▶ [TASK BRIEF] From the first line of the data below through the line bearing "import pandas as pd", reproduce each line exactly; do not include pictures.

:::

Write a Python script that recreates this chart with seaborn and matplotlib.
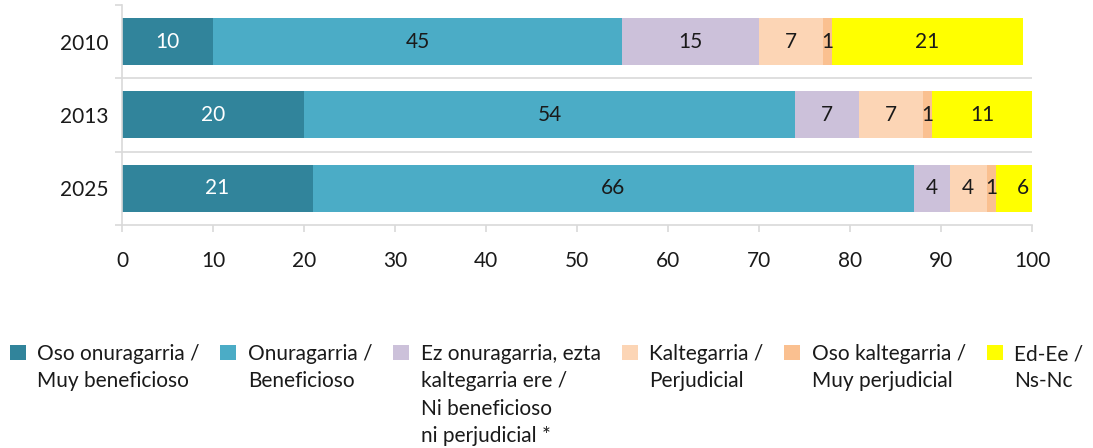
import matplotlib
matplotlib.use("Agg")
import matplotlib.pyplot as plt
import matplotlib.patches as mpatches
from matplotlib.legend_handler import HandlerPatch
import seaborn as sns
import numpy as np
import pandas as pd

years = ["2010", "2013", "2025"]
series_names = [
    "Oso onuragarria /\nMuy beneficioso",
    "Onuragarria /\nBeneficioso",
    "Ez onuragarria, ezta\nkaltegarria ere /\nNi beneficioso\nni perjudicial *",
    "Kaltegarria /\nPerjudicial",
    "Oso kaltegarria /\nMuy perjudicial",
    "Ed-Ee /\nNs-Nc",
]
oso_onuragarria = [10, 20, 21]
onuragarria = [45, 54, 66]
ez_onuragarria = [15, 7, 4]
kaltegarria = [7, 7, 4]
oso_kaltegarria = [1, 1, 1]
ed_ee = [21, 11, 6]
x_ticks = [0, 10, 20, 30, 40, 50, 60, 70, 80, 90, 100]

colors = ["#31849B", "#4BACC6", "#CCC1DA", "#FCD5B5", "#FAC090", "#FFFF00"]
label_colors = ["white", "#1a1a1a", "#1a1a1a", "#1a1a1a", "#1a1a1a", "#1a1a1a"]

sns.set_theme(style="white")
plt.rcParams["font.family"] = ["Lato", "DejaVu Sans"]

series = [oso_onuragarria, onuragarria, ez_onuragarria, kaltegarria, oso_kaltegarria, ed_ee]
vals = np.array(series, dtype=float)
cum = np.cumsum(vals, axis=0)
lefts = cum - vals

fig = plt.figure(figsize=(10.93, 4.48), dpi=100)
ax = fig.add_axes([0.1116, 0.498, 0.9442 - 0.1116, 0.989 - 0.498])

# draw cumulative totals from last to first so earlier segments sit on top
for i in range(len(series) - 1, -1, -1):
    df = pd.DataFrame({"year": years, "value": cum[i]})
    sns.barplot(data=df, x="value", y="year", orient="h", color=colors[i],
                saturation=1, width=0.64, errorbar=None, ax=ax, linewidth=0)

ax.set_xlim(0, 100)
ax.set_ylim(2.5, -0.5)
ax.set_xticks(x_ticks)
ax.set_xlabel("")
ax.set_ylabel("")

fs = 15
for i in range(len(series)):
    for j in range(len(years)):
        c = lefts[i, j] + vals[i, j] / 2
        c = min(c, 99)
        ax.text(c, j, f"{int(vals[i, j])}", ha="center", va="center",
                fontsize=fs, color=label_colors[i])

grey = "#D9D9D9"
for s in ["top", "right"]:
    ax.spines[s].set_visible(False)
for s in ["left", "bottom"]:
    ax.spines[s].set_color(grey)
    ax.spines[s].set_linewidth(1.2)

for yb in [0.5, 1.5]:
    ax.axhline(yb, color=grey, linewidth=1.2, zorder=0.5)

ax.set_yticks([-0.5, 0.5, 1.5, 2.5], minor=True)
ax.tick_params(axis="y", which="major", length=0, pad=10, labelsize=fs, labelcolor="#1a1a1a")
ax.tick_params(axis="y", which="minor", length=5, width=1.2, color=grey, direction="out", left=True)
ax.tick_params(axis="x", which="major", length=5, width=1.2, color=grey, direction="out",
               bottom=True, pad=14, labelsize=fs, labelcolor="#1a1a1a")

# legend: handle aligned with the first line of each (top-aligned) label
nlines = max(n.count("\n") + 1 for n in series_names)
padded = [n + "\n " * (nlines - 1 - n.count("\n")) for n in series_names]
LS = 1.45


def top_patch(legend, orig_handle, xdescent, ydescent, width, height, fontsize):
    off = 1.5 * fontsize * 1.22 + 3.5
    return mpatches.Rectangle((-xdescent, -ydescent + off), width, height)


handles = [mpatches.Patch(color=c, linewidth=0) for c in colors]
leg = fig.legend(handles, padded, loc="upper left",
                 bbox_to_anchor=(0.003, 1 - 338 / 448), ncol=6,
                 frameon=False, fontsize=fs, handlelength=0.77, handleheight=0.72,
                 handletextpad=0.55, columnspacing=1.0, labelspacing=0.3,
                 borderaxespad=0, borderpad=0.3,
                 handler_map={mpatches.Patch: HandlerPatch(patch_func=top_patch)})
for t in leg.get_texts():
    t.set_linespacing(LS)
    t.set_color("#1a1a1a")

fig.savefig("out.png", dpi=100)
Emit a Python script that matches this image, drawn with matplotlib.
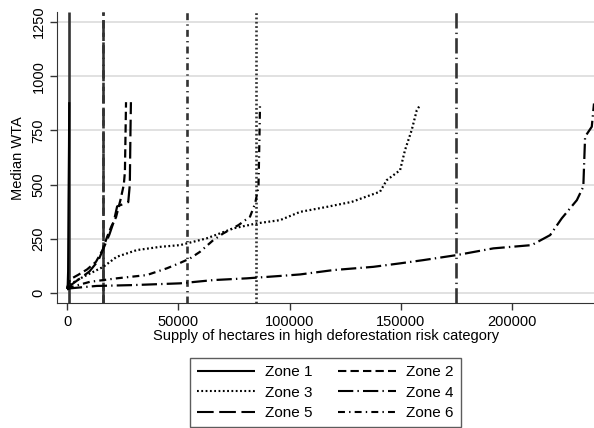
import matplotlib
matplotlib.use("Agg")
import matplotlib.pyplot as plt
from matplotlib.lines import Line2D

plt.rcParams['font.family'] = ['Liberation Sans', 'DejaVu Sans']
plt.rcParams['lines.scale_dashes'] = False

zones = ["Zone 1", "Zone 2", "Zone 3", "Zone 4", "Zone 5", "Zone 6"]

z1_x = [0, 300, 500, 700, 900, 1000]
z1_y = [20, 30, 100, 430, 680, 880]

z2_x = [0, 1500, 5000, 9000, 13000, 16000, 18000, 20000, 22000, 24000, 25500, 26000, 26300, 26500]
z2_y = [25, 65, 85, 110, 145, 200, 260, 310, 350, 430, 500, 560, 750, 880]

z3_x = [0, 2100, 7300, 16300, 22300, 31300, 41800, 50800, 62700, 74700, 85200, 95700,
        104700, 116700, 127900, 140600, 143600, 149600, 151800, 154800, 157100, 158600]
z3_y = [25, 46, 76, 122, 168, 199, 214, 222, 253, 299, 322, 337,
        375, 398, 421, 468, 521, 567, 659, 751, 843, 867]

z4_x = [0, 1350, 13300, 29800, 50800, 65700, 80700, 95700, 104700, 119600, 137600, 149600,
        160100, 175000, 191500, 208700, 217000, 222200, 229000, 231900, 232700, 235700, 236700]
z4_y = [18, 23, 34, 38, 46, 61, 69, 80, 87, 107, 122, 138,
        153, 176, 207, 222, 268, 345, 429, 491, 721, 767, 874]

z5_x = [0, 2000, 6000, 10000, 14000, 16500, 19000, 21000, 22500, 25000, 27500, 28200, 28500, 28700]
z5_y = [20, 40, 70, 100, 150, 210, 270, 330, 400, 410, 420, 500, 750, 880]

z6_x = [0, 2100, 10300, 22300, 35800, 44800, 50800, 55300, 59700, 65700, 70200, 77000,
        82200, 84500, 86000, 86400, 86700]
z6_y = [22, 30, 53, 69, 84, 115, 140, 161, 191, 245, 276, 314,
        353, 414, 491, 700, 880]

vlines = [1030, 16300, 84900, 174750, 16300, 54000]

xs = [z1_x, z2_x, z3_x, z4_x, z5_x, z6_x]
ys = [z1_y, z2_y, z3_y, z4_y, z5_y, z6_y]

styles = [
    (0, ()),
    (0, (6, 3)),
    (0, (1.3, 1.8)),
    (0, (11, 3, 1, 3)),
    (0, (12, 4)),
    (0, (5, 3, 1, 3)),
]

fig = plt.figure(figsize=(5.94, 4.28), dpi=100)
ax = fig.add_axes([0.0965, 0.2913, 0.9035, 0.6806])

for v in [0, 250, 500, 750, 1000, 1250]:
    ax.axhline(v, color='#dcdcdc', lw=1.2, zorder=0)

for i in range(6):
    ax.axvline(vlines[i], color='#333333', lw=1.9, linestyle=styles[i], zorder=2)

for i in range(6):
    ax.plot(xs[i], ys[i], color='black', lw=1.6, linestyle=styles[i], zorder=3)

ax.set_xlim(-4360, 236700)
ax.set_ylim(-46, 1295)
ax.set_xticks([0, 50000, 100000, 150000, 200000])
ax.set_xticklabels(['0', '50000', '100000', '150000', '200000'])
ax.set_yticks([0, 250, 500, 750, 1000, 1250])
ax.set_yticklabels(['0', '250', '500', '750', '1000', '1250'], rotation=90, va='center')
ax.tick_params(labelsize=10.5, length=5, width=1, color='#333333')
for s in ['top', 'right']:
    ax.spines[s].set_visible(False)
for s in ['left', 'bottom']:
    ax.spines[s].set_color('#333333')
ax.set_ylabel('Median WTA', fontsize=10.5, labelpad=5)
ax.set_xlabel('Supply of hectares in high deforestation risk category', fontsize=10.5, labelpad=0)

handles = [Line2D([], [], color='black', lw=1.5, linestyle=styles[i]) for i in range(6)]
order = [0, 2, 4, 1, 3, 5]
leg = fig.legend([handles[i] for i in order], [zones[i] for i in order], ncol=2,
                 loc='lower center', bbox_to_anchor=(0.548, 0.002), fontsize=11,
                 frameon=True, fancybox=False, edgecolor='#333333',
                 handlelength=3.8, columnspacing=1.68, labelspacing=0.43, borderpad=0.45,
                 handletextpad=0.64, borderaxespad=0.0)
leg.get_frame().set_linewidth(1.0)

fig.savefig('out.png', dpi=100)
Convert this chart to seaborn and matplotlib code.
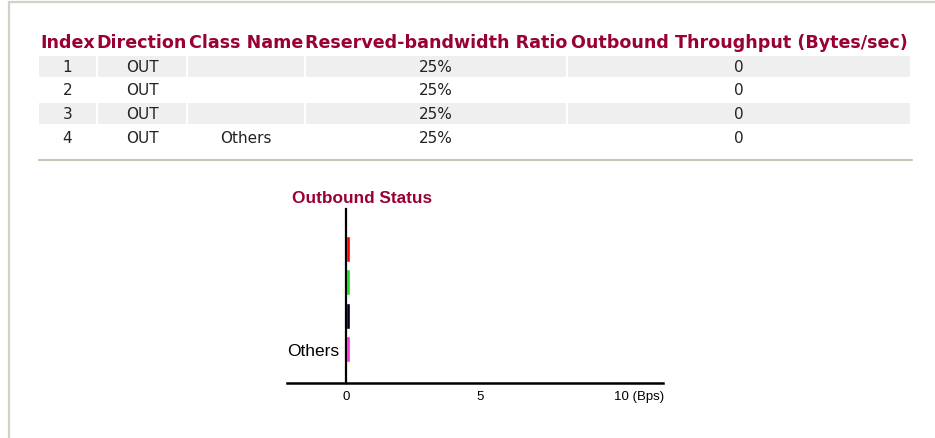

:::

▶ [OUTPUT]
Write a Python script that recreates this chart with seaborn and matplotlib.
import matplotlib
matplotlib.use("Agg")
import matplotlib.pyplot as plt
import matplotlib.patches as mpatches
from matplotlib.legend_handler import HandlerPatch
import seaborn as sns
import numpy as np
import pandas as pd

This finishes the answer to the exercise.